Effect of Si content on novel medium-Mn complex phase steels

This investigation presents the development of third-generation advanced high-strength steels (AHSS) for automotive industries, focusing on materials with higher strength, plasticity, and crashworthiness. Three alloy steels Fe-6Mn-(1, 1.6, 2.0) Si were developed via a melting route using an arc melting furnace followed by homogenization at 1200 °C, hot rolling at 1100 °C, and then air cooling. The developed steels are characterized using FE-SEM, XRD, microhardness tester, and universal testing machine. The FE-SEM micrographs exhibit a complex phase microstructure containing pearlite, retained austenite, martensite, ferrite, and bainite.

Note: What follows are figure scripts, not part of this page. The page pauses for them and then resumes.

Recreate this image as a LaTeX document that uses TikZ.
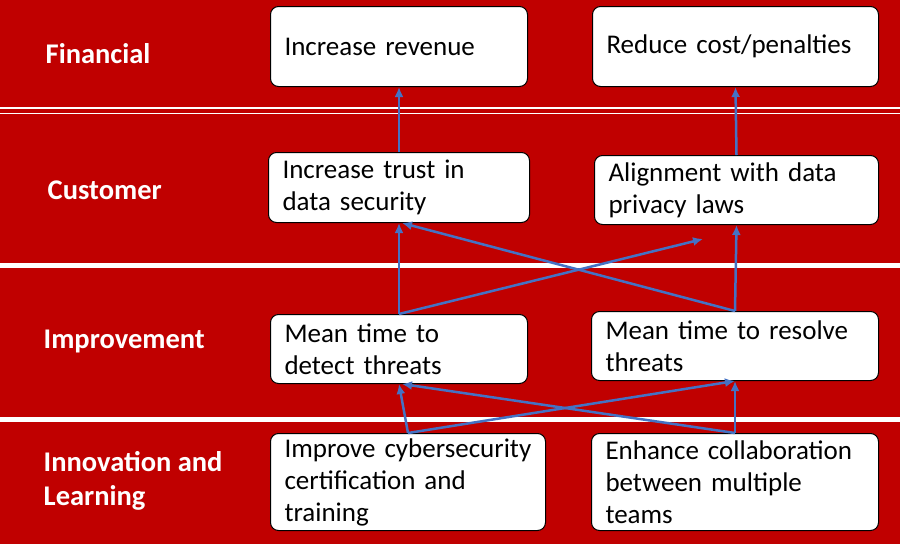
\documentclass[tikz,border=0pt]{standalone}
\usepackage{fontspec}
\setmainfont{Carlito}
\definecolor{bandred}{RGB}{192,0,0}
\definecolor{arrowblue}{RGB}{68,114,196}
\tikzset{every picture/.style={line width=0.75pt}}
\tikzset{
  goal/.style={draw=black, fill=white, rounded corners=8pt, line width=1pt, anchor=north west, align=left, inner xsep=14pt, font=\fontsize{27}{32}\selectfont},
  perspective/.style={anchor=west, text=white, align=left, font=\fontsize{28.5}{34}\selectfont\bfseries},
  link/.style={draw=arrowblue, line width=2.5pt, -{Latex[length=10pt,width=9pt]}}
}
\usetikzlibrary{arrows.meta}
\begin{document}
\begin{tikzpicture}[x=1pt,y=1pt,yscale=-1,xscale=1]
	\useasboundingbox (0,0) rectangle (900,544);
	% bands
	\fill[bandred] (0,0) rectangle (900,544);
	\fill[white] (0,107) rectangle (900,108.5);
	\fill[white] (0,112.5) rectangle (900,114);
	\fill[white] (0,263) rectangle (900,268);
	\fill[white] (0,417) rectangle (900,421.5);
	
	% perspective labels
	\node[perspective] (fin) at (42,54) {Financial};
	\node[perspective] (cus) at (44,190) {Customer};
	\node[perspective] (imp) at (40,341) {Improvement};
	\node[perspective] (inn) at (40,481) {Innovation and\\Learning};
	
	% goal boxes
	\node[goal, text width=229pt, minimum height=80pt] (rev) at (270,6) {Increase revenue};
	\node[goal, text width=258pt, minimum height=80pt] (cost) at (592,6) {Reduce cost/penalties};
	\node[goal, text width=233pt, minimum height=70pt] (trust) at (268,152) {Increase trust in\\data security};
	\node[goal, text width=256pt, minimum height=69pt] (align) at (594,155) {Alignment with data\\privacy laws};
	\node[goal, text width=229pt, minimum height=69pt] (detect) at (270,314) {Mean time to\\detect threats};
	\node[goal, text width=259pt, minimum height=69pt] (resolve) at (591,311) {Mean time to resolve\\threats};
	\node[goal, text width=247pt, minimum height=97pt] (cert) at (270,433) {Improve cybersecurity\\certification and\\training};
	\node[goal, text width=259pt, minimum height=97pt] (collab) at (591,433) {Enhance collaboration\\between multiple teams};
	\coordinate (loose) at (703,239);
	
	% links
	\draw[link] (trust.north) -- (rev.south);
	\draw[link] (align.north) -- (cost.south);
	\draw[link] (detect.north) -- (trust.south);
	\draw[link] (detect.north) -- (loose);
	\draw[link] (resolve.north) -- ([xshift=3pt]trust.south);
	\draw[link] (resolve.north) -- (align.south);
	\draw[link] (cert.north) -- (detect.south);
	\draw[link] (cert.north) -- (resolve.south);
	\draw[link] (collab.north) -- ([xshift=3pt]detect.south);
	\draw[link] (collab.north) -- (resolve.south);
\end{tikzpicture}
\end{document}
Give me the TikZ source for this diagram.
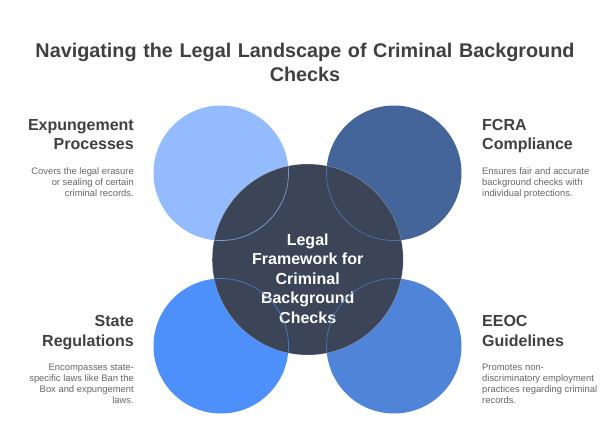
\documentclass[tikz,border=0pt]{standalone}
\usepackage{fontspec}
\setmainfont{Liberation Sans}
\definecolor{cA}{HTML}{93BBFD}
\definecolor{cB}{HTML}{446599}
\definecolor{cC}{HTML}{4D90FB}
\definecolor{cD}{HTML}{5084D8}
\definecolor{cM}{HTML}{3B4557}
\definecolor{tit}{HTML}{404040}
\definecolor{sub}{HTML}{666666}
\tikzset{
  disc/.style={circle,inner sep=0pt,minimum size=135pt,draw=none},
  rim/.style={circle,inner sep=0pt,minimum size=135pt,draw=#1,line width=0.7pt,fill=none},
  titlebox/.style={font=\bfseries\fontsize{19.8}{24.5}\selectfont,text=tit,align=center,text width=580pt,inner sep=0pt},
  headL/.style={font=\bfseries\fontsize{16}{19.6}\selectfont,text=tit,align=right,anchor=north east,inner sep=0pt},
  headR/.style={font=\bfseries\fontsize{16}{19.6}\selectfont,text=tit,align=left,anchor=north west,inner sep=0pt},
  bodyL/.style={font=\fontsize{9.4}{11}\selectfont,text=sub,align=right,anchor=north east,inner sep=0pt},
  bodyR/.style={font=\fontsize{9.4}{11}\selectfont,text=sub,align=left,anchor=north west,inner sep=0pt},
}
\begin{document}
\begin{tikzpicture}[x=1pt,y=-1pt]
\useasboundingbox (0,0) rectangle (616,424);
\fill[white] (0,0) rectangle (616,424);
\node[titlebox] (title) at (305,62.5) {Navigating the Legal Landscape of Criminal Background\\Checks};
\node[disc,fill=cA] (tl) at (221,173) {};
\node[disc,fill=cB] (tr) at (394,173) {};
\node[disc,fill=cC] (bl) at (221,346) {};
\node[disc,fill=cD] (br) at (394,346) {};
\node[circle,inner sep=0pt,minimum size=191pt,fill=cM,draw=white,draw opacity=0.3,line width=0.5pt] (hub) at (307.7,259.5) {};
\node[font=\bfseries\fontsize{16}{19.4}\selectfont,text=white,align=center,inner sep=0pt] (hubtext) at (307.7,278.5) {Legal\\Framework for\\Criminal\\Background\\Checks};
\begin{scope}
\clip (hub.center) circle (95.5pt);
\node[rim=cA!75!cM] (tlr) at (221,173) {};
\node[rim=cB!85!cA] (trr) at (394,173) {};
\node[rim=cC!70!cM] (blr) at (221,346) {};
\node[rim=cD!70!cM] (brr) at (394,346) {};
\end{scope}
\node[headL] (h1) at (134,119) {Expungement\\Processes};
\node[bodyL] (b1) at (134,167) {Covers the legal erasure\\or sealing of certain\\criminal records.};
\node[headR] (h2) at (482,119) {FCRA\\Compliance};
\node[bodyR] (b2) at (482,167) {Ensures fair and accurate\\background checks with\\individual protections.};
\node[headL] (h3) at (134,315.5) {State\\Regulations};
\node[bodyL] (b3) at (134,364) {Encompasses state-\\specific laws like Ban the\\Box and expungement\\laws.};
\node[headR] (h4) at (482,315.5) {EEOC\\Guidelines};
\node[bodyR] (b4) at (482,364) {Promotes non-\\discriminatory employment\\practices regarding criminal\\records.};
\end{tikzpicture}
\end{document}
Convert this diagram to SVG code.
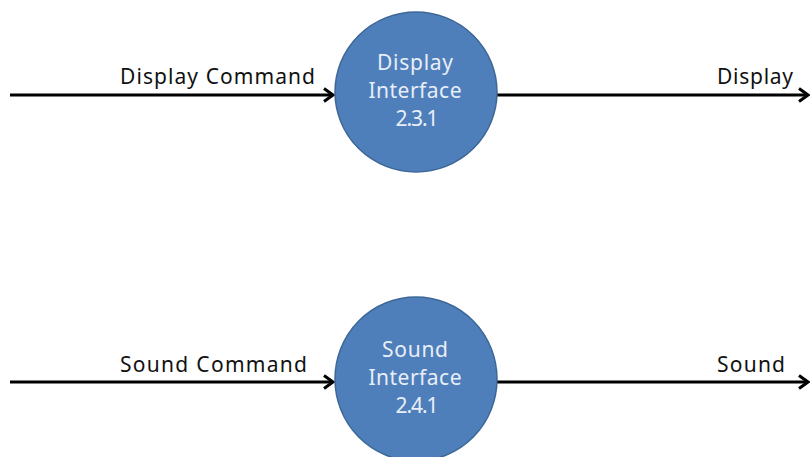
<svg xmlns="http://www.w3.org/2000/svg" width="810" height="457" viewBox="0 0 810 457">
<style>
.lbl{font-family:"Noto Sans","Liberation Sans",sans-serif;font-size:21px;fill:#111}
.in{font-family:"Noto Sans","Liberation Sans",sans-serif;font-size:21px;fill:#e8eef7;text-anchor:middle}
.bub{fill:#4f7fbb;stroke:#3c6797;stroke-width:1.5}
.flow{stroke:#000;stroke-width:3;fill:none}
</style>
<defs>
<marker id="ah" markerWidth="14" markerHeight="16" refX="11" refY="8" orient="auto" markerUnits="userSpaceOnUse">
<path d="M2,1.5 L11,8 L2,14.5" fill="none" stroke="#000" stroke-width="3"/>
</marker>
</defs>
<rect width="810" height="457" fill="#fff"/>
<g id="connectors">
<line class="flow" x1="10" y1="95" x2="333" y2="95" marker-end="url(#ah)"/>
<line class="flow" x1="497" y1="95" x2="808" y2="95" marker-end="url(#ah)"/>
<line class="flow" x1="10" y1="382" x2="333" y2="382" marker-end="url(#ah)"/>
<line class="flow" x1="497" y1="382" x2="808" y2="382" marker-end="url(#ah)"/>
<text class="lbl" x="120" y="84" textLength="195" lengthAdjust="spacing">Display Command</text>
<text class="lbl" x="717" y="84" textLength="76" lengthAdjust="spacing">Display</text>
<text class="lbl" x="120" y="372" textLength="187" lengthAdjust="spacing">Sound Command</text>
<text class="lbl" x="717" y="372" textLength="68" lengthAdjust="spacing">Sound</text>
</g>
<g id="display-interface">
<ellipse class="bub" cx="416" cy="92" rx="81" ry="80"/>
<text class="in" x="415" y="70" textLength="76" lengthAdjust="spacing">Display</text>
<text class="in" x="415" y="98" textLength="93" lengthAdjust="spacing">Interface</text>
<text class="in" x="417" y="126" textLength="43" lengthAdjust="spacing">2.3.1</text>
</g>
<g id="sound-interface">
<ellipse class="bub" cx="416" cy="379" rx="81" ry="82"/>
<text class="in" x="415" y="357" textLength="66" lengthAdjust="spacing">Sound</text>
<text class="in" x="415" y="385" textLength="93" lengthAdjust="spacing">Interface</text>
<text class="in" x="417" y="413" textLength="43" lengthAdjust="spacing">2.4.1</text>
</g>
</svg>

The microhardness values of novel alloys are measured as 423, 441, and 475 VHN. The tensile strengths of alloys were achieved at 1409 MPa, 1497 MPa, and 1438 MPa with elongations of 18, 15, and 14% respectively. Atom probe tomography results confirmed the presence of retained austenite of film thickness 25–27 nm. The fracture surface of alloy steel containing 1 wt% Si and 6 wt% Mn exhibits dimples, causing ductile fracture, while alloy steel containing 1.6–2.0 wt% Si and 6 wt% Mn combines dimples and facets, confirming intergranular fracture with a 14 % ductility limit. The average dimple size decreases from 0.82 µm to 0.64 µm with an increase in silicon from 1 wt% to 2 wt%.